During the height of the protests, the hallways outside the Senate chamber were guarded by state police, and the public was not allowed near the doors. The public was allowed to view the proceedings from the gallery above with several officers posted there as well.
Today, there are no officers in the chamber or patrolling outside. As usual, there are several Sergeant at Arms staffers in the chamber and manning the tables at the doors to the Senate vestibule to ensure only lawmakers and staffers are allowed in.
Sergeant at Arms Ted Blazel said Capitol Police will have a presence today in the building with both houses in. But there was no specific request for officers to guard the chamber today.
Assembly Minority Leader Peter Barca charged this morning that this week's scheduled Assembly votes show Republicans are "hearing footsteps" in the aftermath of special election results in the 94th AD last week.

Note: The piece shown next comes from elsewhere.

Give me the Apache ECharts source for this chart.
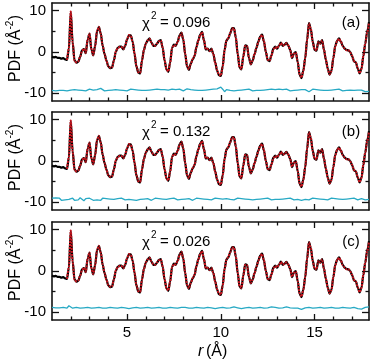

"People are tired of the attack on the middle class, and it is coming through loud and clear," Barca, D-Kenosha, said at a press conference ahead of the Assembly session.
He ripped proposed bills on wind energy and municipal water supplies, highlighting today's session as a "parade of voucher school giveaways."
Rep. Kelda Roys, D-Madison, called out four GOP lawmakers in particular -- Keith Ripp of Lodi, Howard Marklein of Spring Green, Travis Tranel of Cuba City and John Klenke of Green Bay -- over thousands in campaign and independent expenditures from school choice groups.
"They are going whole-scale along with this right-wing agenda to privatize public education," Roys said.
Dems also ripped the voter ID bill scheduled for a vote tomorrow, with Roys saying it will cost $8 million to implement and millions more in legal costs to defend "the harshest attack on voters of any state in the country."